WHAT THE TASK ASKS:
Look through the material below for "this". Copy every line that contains it.

Plotting code records:
▬▬▬

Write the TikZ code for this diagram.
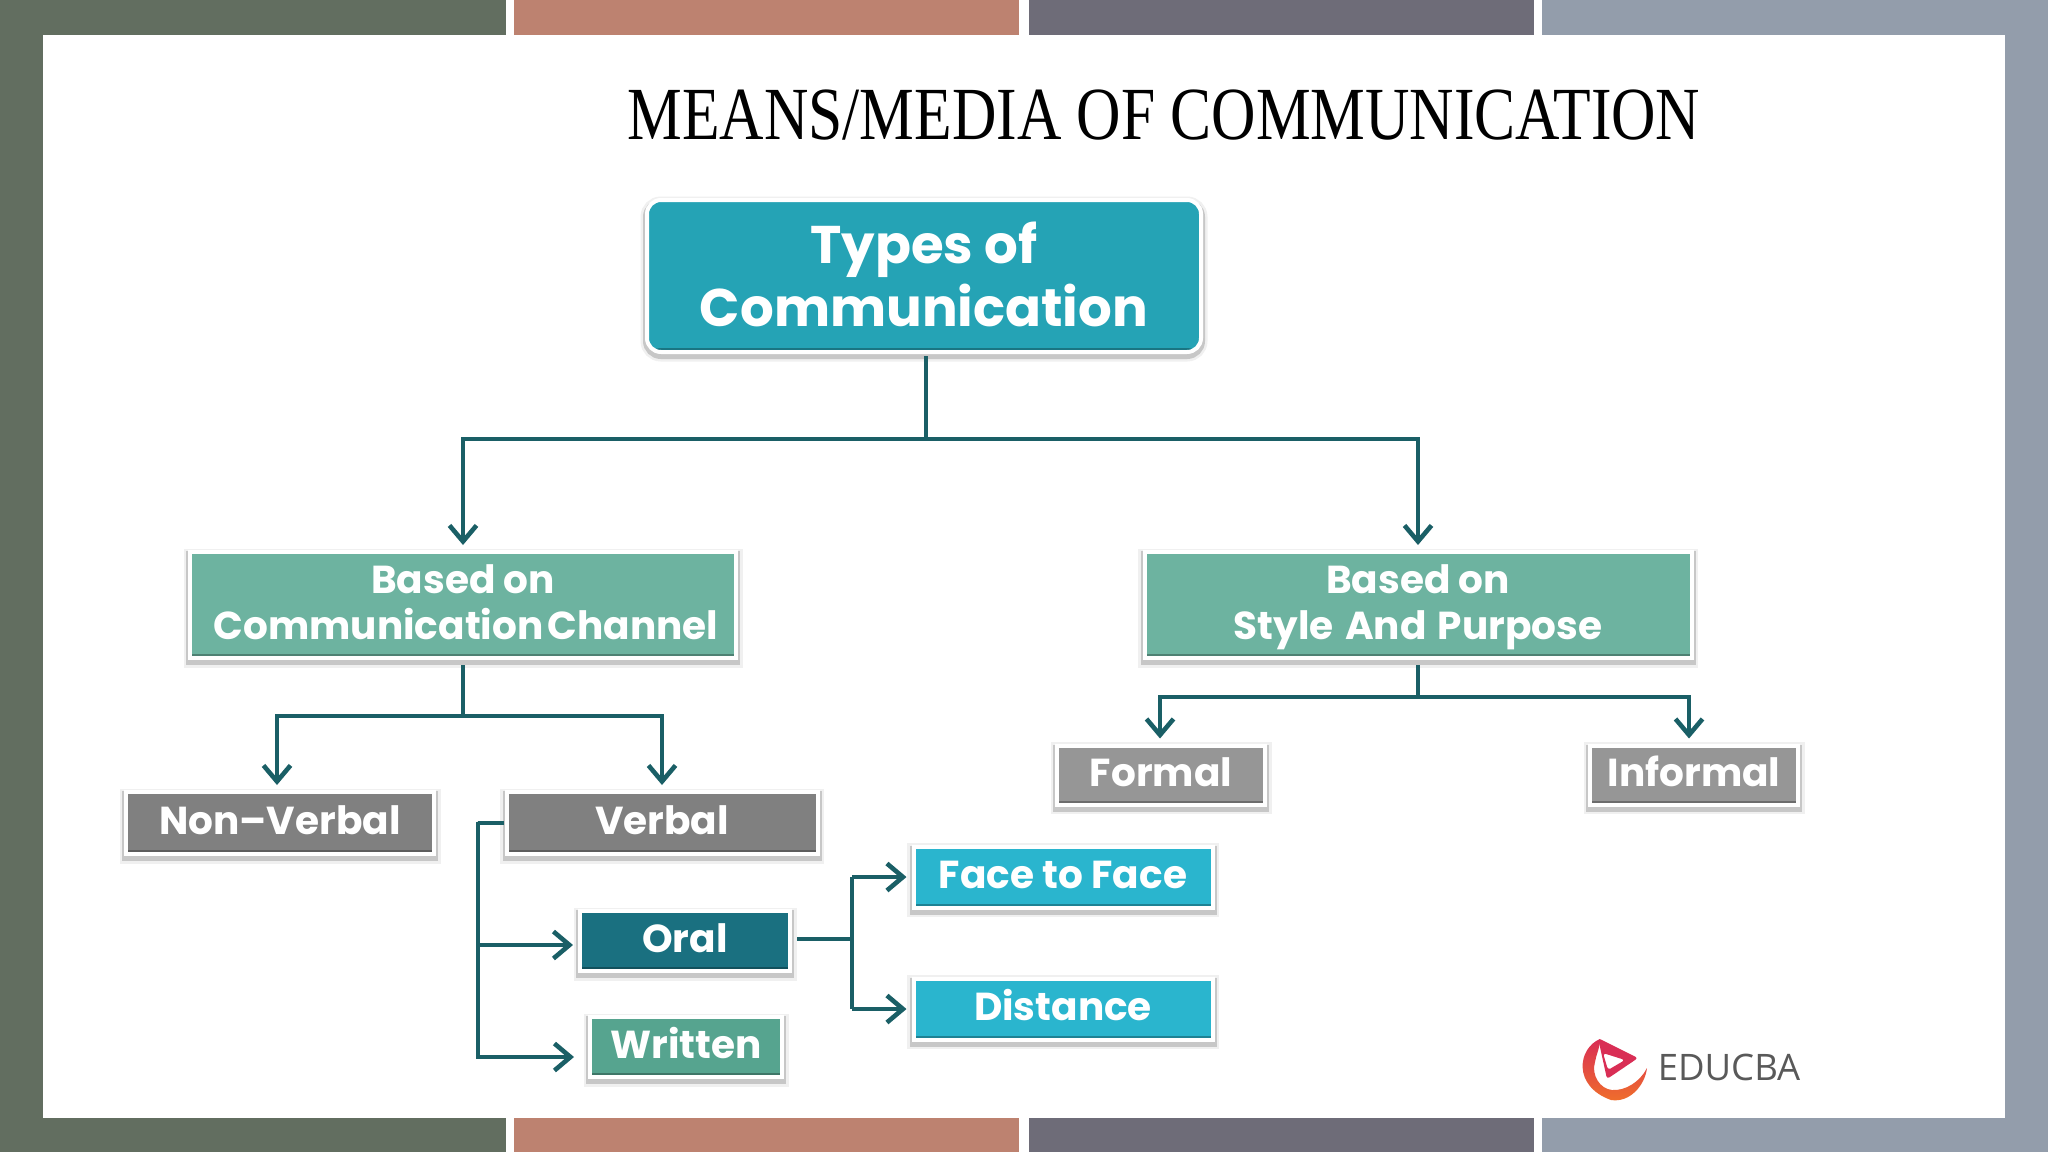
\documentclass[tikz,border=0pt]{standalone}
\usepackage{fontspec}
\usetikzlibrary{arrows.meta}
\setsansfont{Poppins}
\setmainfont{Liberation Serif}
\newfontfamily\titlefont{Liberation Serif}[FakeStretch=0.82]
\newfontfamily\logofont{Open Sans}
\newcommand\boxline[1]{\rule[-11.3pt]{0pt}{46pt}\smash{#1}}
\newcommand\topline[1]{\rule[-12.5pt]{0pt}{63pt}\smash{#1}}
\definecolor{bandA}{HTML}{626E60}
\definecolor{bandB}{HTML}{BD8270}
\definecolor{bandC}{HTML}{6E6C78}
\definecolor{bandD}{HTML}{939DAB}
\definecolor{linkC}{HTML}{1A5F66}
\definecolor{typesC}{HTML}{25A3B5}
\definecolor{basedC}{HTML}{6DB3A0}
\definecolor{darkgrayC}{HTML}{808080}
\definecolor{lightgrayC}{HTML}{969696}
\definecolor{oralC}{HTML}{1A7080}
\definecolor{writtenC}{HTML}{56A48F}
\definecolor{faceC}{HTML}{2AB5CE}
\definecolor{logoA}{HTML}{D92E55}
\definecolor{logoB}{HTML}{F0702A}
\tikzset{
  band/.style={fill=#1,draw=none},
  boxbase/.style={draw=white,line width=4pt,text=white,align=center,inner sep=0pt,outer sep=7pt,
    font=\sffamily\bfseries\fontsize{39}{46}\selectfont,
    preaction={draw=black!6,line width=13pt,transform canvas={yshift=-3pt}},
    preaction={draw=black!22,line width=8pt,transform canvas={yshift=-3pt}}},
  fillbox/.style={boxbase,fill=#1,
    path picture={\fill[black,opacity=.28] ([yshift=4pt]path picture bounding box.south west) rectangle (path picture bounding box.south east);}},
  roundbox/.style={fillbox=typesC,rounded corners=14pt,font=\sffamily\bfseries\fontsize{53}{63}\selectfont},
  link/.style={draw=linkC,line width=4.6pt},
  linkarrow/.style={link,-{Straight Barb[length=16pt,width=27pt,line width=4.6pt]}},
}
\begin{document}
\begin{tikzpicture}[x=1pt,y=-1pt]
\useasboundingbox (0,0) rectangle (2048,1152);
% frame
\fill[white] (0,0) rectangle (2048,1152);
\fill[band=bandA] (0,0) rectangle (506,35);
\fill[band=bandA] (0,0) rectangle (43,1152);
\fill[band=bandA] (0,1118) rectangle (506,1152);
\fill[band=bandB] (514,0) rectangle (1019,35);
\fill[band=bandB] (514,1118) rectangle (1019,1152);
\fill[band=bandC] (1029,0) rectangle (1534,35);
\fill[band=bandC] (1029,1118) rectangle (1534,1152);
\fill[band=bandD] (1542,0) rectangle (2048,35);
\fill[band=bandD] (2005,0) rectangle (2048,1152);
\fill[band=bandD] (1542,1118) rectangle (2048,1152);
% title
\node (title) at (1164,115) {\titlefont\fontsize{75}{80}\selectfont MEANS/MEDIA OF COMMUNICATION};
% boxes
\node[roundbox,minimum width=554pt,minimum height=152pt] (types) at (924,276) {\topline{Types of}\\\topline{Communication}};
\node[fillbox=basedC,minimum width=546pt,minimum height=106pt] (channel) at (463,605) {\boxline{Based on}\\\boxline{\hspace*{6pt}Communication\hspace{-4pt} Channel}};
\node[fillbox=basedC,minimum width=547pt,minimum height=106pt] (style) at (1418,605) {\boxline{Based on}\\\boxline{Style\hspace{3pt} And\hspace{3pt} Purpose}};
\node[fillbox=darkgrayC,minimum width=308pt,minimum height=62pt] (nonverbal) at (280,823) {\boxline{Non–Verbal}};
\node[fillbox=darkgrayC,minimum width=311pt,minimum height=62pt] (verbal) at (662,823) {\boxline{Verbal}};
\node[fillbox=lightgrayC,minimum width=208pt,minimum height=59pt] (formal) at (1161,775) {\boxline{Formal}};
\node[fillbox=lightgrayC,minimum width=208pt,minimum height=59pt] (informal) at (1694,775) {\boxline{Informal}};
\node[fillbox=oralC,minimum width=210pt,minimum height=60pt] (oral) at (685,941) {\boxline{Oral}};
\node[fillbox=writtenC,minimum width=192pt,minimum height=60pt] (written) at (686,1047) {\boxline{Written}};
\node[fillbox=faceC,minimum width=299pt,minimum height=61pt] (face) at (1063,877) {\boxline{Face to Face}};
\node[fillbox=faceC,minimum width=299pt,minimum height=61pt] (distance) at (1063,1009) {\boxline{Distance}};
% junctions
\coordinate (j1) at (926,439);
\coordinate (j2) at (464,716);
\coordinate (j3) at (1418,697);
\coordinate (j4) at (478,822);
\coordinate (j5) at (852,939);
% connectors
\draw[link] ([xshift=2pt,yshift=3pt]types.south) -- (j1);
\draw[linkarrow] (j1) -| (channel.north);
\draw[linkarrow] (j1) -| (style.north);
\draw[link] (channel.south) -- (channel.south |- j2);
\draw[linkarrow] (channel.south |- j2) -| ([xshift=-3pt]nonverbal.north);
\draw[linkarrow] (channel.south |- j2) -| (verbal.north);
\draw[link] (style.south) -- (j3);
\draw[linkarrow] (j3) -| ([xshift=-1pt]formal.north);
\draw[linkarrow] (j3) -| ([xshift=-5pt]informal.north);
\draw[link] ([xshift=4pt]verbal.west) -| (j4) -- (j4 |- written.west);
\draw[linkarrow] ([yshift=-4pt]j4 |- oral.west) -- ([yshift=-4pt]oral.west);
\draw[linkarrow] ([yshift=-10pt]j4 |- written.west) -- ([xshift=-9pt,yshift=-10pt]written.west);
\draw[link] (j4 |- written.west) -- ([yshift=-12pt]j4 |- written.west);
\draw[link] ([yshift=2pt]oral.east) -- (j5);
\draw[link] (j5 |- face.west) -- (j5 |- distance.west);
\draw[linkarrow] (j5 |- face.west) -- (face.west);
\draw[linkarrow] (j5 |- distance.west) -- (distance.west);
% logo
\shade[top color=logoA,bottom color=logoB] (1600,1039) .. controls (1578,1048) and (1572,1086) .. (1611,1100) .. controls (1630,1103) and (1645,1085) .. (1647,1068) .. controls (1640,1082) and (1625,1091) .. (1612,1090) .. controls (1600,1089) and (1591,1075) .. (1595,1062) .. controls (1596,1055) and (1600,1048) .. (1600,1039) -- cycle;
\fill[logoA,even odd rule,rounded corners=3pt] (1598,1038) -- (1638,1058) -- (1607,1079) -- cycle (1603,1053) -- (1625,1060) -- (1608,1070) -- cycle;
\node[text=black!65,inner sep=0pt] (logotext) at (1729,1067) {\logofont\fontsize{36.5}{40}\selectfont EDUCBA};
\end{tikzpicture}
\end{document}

▬▬▬

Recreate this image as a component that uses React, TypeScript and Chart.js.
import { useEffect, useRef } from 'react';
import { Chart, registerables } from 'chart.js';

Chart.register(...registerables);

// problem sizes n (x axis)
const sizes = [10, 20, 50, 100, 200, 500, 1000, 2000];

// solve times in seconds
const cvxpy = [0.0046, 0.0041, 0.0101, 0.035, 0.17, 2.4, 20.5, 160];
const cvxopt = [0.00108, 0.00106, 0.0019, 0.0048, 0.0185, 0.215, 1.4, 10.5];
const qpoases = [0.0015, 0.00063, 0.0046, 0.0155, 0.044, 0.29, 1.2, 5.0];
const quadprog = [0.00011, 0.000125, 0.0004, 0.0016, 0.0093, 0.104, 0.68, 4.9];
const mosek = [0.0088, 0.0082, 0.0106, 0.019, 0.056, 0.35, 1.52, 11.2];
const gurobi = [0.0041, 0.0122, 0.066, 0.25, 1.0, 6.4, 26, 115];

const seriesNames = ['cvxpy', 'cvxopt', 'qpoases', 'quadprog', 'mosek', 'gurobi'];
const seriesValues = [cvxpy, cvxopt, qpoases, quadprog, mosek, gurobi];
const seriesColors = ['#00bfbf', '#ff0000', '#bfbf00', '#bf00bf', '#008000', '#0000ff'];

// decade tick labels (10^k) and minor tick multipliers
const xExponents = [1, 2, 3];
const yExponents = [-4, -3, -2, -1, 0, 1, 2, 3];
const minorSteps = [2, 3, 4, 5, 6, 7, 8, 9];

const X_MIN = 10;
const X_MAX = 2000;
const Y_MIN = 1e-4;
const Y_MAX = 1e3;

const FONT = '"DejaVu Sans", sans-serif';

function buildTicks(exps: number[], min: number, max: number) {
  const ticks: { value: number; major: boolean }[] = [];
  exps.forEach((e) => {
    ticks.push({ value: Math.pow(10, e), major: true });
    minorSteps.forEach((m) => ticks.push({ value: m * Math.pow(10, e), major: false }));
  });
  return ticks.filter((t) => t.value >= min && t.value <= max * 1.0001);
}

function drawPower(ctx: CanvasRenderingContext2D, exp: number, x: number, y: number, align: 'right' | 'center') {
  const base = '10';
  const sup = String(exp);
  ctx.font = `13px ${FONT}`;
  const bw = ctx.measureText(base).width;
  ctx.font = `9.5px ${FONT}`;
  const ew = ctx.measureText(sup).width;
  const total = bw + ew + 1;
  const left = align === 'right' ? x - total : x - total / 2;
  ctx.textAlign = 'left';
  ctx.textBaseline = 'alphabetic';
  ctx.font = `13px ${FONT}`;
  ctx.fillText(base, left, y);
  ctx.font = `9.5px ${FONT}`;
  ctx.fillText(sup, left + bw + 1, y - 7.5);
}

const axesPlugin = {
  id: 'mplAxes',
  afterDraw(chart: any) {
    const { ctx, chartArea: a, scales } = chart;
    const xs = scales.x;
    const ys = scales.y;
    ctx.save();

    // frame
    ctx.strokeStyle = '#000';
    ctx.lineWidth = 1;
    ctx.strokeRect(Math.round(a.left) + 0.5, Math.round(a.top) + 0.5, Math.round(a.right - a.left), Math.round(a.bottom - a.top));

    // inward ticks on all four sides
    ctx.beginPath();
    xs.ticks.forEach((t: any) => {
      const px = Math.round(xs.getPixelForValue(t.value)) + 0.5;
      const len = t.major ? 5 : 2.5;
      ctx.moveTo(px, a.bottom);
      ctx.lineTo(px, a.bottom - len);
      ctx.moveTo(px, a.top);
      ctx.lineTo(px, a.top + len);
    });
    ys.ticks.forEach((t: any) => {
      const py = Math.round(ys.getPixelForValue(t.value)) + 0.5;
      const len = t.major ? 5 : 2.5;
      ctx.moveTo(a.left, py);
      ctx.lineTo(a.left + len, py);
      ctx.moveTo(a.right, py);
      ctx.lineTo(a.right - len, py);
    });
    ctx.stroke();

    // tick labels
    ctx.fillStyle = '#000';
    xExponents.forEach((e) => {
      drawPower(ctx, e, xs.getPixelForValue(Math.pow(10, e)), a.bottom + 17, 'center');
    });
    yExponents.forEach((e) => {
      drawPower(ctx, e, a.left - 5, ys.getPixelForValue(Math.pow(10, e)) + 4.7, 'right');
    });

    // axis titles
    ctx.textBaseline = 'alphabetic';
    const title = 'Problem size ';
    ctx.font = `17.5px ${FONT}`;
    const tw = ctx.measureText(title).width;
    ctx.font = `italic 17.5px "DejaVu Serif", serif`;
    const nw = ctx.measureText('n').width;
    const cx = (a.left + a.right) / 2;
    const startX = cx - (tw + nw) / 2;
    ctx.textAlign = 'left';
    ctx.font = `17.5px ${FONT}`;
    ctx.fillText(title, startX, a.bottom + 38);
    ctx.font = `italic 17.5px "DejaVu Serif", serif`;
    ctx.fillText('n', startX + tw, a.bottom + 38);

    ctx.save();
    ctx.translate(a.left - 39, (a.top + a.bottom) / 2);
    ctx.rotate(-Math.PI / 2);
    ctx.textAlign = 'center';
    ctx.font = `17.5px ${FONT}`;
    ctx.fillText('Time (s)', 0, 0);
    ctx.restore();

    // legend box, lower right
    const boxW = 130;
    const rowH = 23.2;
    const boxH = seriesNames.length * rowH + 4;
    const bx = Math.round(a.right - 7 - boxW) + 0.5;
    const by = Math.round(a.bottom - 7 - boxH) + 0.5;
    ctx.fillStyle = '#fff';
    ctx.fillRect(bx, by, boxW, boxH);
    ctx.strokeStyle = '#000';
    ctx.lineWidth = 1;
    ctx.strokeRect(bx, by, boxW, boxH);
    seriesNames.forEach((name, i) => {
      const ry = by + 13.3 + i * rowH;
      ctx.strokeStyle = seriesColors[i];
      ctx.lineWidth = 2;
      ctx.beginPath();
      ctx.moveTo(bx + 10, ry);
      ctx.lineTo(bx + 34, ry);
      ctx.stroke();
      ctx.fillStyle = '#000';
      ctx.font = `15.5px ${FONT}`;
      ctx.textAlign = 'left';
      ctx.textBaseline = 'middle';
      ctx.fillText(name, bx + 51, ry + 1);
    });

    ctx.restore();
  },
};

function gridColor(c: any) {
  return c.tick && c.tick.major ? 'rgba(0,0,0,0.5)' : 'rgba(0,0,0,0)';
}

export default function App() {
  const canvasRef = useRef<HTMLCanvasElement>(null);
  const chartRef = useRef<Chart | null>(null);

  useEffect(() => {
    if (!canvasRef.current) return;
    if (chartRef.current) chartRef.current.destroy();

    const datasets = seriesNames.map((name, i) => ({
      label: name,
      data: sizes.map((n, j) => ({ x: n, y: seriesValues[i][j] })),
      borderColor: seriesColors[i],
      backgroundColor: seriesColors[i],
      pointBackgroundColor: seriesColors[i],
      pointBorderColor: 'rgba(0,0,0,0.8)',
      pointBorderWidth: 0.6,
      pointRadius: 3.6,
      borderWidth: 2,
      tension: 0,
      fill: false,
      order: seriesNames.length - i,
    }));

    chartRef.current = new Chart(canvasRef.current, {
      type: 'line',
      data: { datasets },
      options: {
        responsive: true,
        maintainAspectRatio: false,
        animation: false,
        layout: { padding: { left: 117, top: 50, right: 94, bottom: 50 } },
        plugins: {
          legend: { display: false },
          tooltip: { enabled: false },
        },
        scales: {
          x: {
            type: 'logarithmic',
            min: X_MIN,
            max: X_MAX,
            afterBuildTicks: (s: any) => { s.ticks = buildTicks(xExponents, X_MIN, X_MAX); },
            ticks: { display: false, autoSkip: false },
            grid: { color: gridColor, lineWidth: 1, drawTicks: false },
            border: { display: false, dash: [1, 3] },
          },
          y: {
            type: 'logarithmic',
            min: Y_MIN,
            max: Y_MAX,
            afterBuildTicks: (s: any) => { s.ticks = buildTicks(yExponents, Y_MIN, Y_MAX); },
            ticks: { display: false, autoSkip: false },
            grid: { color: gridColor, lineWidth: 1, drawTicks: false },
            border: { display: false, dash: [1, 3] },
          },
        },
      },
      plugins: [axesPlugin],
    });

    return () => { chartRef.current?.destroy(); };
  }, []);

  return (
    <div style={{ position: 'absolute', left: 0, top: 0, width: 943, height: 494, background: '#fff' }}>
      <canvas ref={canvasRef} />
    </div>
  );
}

▬▬▬

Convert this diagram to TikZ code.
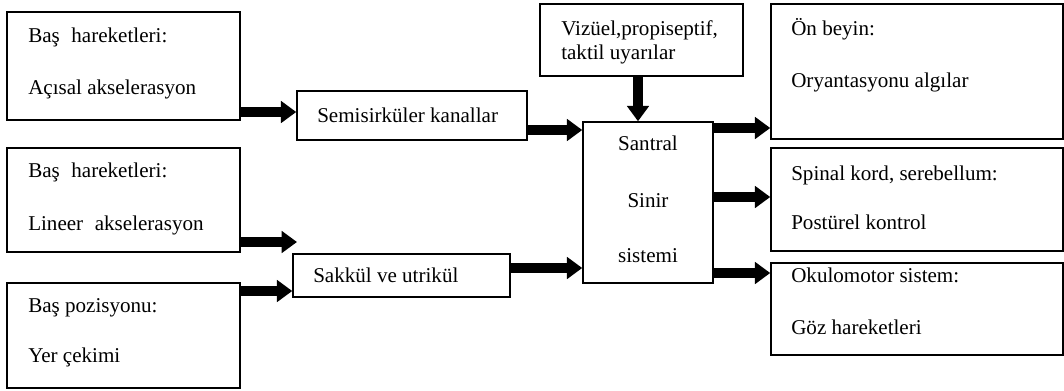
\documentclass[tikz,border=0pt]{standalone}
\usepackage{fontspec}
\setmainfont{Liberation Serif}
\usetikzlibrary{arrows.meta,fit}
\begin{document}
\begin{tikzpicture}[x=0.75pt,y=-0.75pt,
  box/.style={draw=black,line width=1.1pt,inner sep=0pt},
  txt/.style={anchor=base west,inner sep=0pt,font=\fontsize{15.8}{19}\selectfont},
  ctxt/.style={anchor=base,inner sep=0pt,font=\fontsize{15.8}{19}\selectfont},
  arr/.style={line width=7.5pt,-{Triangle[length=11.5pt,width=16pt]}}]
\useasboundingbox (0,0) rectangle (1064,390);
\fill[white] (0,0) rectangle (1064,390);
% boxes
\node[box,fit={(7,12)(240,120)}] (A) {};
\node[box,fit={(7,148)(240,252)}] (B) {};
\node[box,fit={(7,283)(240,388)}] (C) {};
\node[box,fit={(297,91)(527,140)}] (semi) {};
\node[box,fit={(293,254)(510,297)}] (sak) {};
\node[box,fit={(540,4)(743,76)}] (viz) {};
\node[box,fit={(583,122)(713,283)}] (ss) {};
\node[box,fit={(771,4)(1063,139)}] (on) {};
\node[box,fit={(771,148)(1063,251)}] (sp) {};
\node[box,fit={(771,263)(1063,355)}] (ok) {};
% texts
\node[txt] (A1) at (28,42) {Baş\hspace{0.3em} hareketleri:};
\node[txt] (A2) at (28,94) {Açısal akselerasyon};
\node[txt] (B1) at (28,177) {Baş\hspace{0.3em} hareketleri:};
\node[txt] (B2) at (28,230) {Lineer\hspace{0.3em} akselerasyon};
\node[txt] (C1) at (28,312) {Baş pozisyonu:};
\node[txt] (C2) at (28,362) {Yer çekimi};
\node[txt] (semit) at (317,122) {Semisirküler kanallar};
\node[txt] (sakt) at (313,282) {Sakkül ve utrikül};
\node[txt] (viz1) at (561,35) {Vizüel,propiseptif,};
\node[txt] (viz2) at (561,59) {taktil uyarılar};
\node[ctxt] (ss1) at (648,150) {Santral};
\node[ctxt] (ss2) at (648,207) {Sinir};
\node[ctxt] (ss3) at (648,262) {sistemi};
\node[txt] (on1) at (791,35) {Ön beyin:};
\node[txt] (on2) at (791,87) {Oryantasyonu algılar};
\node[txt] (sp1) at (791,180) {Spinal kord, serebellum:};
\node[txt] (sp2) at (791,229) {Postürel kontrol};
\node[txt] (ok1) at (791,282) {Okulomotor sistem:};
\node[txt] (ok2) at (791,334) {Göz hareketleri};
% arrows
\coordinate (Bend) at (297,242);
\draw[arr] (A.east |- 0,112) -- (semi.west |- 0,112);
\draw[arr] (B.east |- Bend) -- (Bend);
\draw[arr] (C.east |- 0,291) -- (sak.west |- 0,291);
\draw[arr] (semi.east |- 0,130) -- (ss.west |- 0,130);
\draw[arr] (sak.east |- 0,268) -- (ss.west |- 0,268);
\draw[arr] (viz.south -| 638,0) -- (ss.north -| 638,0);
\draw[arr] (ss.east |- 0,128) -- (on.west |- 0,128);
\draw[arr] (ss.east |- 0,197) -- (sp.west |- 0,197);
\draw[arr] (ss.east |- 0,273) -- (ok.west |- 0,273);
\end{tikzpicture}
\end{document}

▬▬▬

RESPONSE:
Write the TikZ code for this diagram.
Recreate this image as a component that uses React, TypeScript and Chart.js.
Convert this diagram to TikZ code.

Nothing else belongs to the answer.